Abstract

The Ordovician Faja Eruptiva de la Puna Oriental is a magmatic, predominantly intrusive belt in the Puna of northwestern Argentina with a N-S extension of ca. 400km. Scarce isotope geochemical ages and biostratigraphic data on some of the folded Faja Eruptiva country rocks assign the magmatism either to the Lower and lower Middle Ordovician, or to the latest Ordovician. Interpretations of origin and tectonic framework of the Faja Eruptiva are controversial and vary between arc, back-arc and collisional-orogenic settings.We present high-resolution La-ICP-MS U–Pb age and Hf isotope data on zircons from 10 plutonic samples covering the magmatic belt along a length of 200km in the northern Argentinian Puna. The xenocrystic and magmatic zircon age data have a wide spread between 2700Ma and 440Ma.
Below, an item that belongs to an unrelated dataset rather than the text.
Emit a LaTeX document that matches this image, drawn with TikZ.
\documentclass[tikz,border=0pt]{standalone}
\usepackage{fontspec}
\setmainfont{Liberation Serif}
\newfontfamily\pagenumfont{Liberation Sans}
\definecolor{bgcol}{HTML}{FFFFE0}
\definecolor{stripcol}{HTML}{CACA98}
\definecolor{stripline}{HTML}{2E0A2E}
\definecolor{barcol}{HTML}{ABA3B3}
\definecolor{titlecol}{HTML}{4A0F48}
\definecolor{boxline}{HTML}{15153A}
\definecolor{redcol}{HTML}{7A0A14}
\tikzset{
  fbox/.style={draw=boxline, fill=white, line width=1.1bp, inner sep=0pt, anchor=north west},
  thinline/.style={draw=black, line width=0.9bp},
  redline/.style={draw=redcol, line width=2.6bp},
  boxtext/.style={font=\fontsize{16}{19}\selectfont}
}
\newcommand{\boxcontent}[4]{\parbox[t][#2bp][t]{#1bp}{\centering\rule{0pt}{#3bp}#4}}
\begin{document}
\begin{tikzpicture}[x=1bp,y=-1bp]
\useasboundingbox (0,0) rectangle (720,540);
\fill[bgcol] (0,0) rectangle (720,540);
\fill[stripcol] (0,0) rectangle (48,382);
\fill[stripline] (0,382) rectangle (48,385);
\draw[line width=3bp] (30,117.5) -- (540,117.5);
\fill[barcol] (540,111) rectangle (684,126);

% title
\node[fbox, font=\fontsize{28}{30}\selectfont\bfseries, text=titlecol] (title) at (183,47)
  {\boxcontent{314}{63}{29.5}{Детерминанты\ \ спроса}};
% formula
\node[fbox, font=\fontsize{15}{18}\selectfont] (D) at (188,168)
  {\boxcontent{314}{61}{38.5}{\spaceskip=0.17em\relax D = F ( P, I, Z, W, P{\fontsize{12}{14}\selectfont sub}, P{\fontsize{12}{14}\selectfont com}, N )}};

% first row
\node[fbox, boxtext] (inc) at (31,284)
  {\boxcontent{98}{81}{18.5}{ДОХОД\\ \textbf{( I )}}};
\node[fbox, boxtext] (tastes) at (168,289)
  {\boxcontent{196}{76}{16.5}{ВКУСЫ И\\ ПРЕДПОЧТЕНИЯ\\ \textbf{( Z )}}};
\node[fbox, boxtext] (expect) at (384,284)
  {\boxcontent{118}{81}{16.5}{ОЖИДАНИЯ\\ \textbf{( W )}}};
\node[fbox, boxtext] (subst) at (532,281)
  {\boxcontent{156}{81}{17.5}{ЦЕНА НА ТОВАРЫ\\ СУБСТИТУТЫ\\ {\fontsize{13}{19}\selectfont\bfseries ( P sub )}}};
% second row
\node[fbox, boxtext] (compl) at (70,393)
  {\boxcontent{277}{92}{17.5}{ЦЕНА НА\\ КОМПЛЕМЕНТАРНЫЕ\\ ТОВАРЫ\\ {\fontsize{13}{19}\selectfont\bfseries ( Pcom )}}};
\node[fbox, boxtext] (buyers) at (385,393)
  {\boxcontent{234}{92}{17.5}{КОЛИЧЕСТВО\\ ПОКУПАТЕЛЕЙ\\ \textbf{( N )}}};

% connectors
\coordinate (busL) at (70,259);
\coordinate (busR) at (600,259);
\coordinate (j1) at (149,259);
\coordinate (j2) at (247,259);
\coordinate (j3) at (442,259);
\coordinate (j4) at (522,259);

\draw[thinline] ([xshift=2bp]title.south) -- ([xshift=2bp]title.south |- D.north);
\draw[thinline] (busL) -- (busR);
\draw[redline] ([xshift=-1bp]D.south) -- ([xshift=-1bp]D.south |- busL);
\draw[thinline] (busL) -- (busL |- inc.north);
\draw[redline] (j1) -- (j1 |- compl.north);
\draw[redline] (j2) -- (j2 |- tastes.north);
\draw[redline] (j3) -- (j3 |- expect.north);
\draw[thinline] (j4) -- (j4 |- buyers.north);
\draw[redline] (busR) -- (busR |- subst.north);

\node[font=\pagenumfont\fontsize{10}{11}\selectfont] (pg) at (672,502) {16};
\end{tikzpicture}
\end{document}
Concordia and weighted mean age data document protracted magmatism in two phases between 480 and 460Ma, and between 453 and 444Ma, and constrain the time of the last intrusions at 444±3Ma and at 445±2Ma thus defining this last and main phase of intrusion at 444Ma.εHf(t) values define a main vertical trend centered at 500Ma with εHf(t) values between +3 and −16 indicating significant mixing of juvenile early Paleozoic melts with Paleoproterozoic crustal components. A second trend is formed by zircons with ages between 1.1Ga and c. 500Ma and predominantly positive εHf values between +8 and −3 and originates in juvenile mantle compositions between 1.6 and 1.1Ga. The spread of the zircon and Hf data document that the Faja Eruptiva intrusives have experienced large-scale contamination by the hosting crustal basement. It follows that the basement of the Puna is formed either by the upper Proterozoic-lower Cambrian Puncoviscana Formation as an erosional product of the Proterozoic orogenic belts of SW Amazonia or that the Puna including its Puncoviscana basement is underlain by a crust shaped by these orogenies.The main intrusive event at 444Ma has been linked to the Oclóyic orogeny in the Late Ordovician. The plutons intruded very likely in a sinistral strike-slip regime after the main folding phase of the Oclóyic orogeny had deformed the Ordovician sedimentary country rocks.